(What the task asks)
Return the listing below word for word.

(Data excerpt)
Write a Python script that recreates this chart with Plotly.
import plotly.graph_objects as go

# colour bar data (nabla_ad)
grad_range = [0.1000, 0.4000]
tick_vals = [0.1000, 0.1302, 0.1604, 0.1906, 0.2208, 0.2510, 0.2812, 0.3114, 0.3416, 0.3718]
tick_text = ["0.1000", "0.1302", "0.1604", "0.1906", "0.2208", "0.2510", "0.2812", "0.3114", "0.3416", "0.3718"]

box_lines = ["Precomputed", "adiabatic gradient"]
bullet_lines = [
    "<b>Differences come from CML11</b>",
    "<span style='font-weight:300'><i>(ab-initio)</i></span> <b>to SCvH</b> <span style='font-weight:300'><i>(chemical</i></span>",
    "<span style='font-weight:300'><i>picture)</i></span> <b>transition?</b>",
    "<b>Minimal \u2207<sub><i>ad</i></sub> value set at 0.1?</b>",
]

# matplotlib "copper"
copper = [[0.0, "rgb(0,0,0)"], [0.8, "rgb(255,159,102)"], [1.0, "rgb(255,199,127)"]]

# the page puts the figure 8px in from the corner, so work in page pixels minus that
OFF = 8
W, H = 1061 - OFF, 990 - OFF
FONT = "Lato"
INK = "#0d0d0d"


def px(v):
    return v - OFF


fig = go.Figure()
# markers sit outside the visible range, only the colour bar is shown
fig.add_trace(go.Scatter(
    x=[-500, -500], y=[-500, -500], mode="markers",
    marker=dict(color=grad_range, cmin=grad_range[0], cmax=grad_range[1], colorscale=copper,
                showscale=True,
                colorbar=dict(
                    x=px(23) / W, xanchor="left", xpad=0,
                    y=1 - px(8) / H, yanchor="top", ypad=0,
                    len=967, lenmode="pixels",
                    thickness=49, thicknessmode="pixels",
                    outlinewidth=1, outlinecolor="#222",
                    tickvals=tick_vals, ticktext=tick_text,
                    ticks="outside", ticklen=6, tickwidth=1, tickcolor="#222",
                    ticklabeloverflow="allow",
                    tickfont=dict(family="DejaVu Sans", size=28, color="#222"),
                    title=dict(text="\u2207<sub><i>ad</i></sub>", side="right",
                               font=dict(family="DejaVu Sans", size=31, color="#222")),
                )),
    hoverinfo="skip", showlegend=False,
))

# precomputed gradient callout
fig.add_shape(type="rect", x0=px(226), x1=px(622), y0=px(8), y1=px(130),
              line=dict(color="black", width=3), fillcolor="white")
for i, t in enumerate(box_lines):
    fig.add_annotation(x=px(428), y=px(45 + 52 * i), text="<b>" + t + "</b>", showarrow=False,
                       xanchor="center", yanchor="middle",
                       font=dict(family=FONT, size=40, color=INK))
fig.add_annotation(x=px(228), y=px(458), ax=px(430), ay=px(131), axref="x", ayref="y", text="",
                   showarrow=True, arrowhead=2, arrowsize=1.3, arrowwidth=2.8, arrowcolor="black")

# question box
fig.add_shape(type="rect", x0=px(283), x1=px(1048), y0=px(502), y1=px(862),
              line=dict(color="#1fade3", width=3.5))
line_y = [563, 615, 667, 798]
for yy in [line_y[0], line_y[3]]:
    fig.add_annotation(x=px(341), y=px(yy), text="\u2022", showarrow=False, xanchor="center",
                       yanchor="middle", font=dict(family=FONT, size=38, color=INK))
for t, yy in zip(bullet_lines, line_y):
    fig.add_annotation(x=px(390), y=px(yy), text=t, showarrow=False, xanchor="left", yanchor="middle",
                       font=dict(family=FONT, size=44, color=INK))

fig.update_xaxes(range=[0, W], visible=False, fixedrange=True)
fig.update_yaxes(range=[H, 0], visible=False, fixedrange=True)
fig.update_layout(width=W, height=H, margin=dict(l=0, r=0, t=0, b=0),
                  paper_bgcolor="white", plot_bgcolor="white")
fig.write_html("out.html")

(Final result)
Write a Python script that recreates this chart with Plotly.
import plotly.graph_objects as go

# colour bar data (nabla_ad)
grad_range = [0.1000, 0.4000]
tick_vals = [0.1000, 0.1302, 0.1604, 0.1906, 0.2208, 0.2510, 0.2812, 0.3114, 0.3416, 0.3718]
tick_text = ["0.1000", "0.1302", "0.1604", "0.1906", "0.2208", "0.2510", "0.2812", "0.3114", "0.3416", "0.3718"]

box_lines = ["Precomputed", "adiabatic gradient"]
bullet_lines = [
    "<b>Differences come from CML11</b>",
    "<span style='font-weight:300'><i>(ab-initio)</i></span> <b>to SCvH</b> <span style='font-weight:300'><i>(chemical</i></span>",
    "<span style='font-weight:300'><i>picture)</i></span> <b>transition?</b>",
    "<b>Minimal \u2207<sub><i>ad</i></sub> value set at 0.1?</b>",
]

# matplotlib "copper"
copper = [[0.0, "rgb(0,0,0)"], [0.8, "rgb(255,159,102)"], [1.0, "rgb(255,199,127)"]]

# the page puts the figure 8px in from the corner, so work in page pixels minus that
OFF = 8
W, H = 1061 - OFF, 990 - OFF
FONT = "Lato"
INK = "#0d0d0d"


def px(v):
    return v - OFF


fig = go.Figure()
# markers sit outside the visible range, only the colour bar is shown
fig.add_trace(go.Scatter(
    x=[-500, -500], y=[-500, -500], mode="markers",
    marker=dict(color=grad_range, cmin=grad_range[0], cmax=grad_range[1], colorscale=copper,
                showscale=True,
                colorbar=dict(
                    x=px(23) / W, xanchor="left", xpad=0,
                    y=1 - px(8) / H, yanchor="top", ypad=0,
                    len=967, lenmode="pixels",
                    thickness=49, thicknessmode="pixels",
                    outlinewidth=1, outlinecolor="#222",
                    tickvals=tick_vals, ticktext=tick_text,
                    ticks="outside", ticklen=6, tickwidth=1, tickcolor="#222",
                    ticklabeloverflow="allow",
                    tickfont=dict(family="DejaVu Sans", size=28, color="#222"),
                    title=dict(text="\u2207<sub><i>ad</i></sub>", side="right",
                               font=dict(family="DejaVu Sans", size=31, color="#222")),
                )),
    hoverinfo="skip", showlegend=False,
))

# precomputed gradient callout
fig.add_shape(type="rect", x0=px(226), x1=px(622), y0=px(8), y1=px(130),
              line=dict(color="black", width=3), fillcolor="white")
for i, t in enumerate(box_lines):
    fig.add_annotation(x=px(428), y=px(45 + 52 * i), text="<b>" + t + "</b>", showarrow=False,
                       xanchor="center", yanchor="middle",
                       font=dict(family=FONT, size=40, color=INK))
fig.add_annotation(x=px(228), y=px(458), ax=px(430), ay=px(131), axref="x", ayref="y", text="",
                   showarrow=True, arrowhead=2, arrowsize=1.3, arrowwidth=2.8, arrowcolor="black")

# question box
fig.add_shape(type="rect", x0=px(283), x1=px(1048), y0=px(502), y1=px(862),
              line=dict(color="#1fade3", width=3.5))
line_y = [563, 615, 667, 798]
for yy in [line_y[0], line_y[3]]:
    fig.add_annotation(x=px(341), y=px(yy), text="\u2022", showarrow=False, xanchor="center",
                       yanchor="middle", font=dict(family=FONT, size=38, color=INK))
for t, yy in zip(bullet_lines, line_y):
    fig.add_annotation(x=px(390), y=px(yy), text=t, showarrow=False, xanchor="left", yanchor="middle",
                       font=dict(family=FONT, size=44, color=INK))

fig.update_xaxes(range=[0, W], visible=False, fixedrange=True)
fig.update_yaxes(range=[H, 0], visible=False, fixedrange=True)
fig.update_layout(width=W, height=H, margin=dict(l=0, r=0, t=0, b=0),
                  paper_bgcolor="white", plot_bgcolor="white")
fig.write_html("out.html")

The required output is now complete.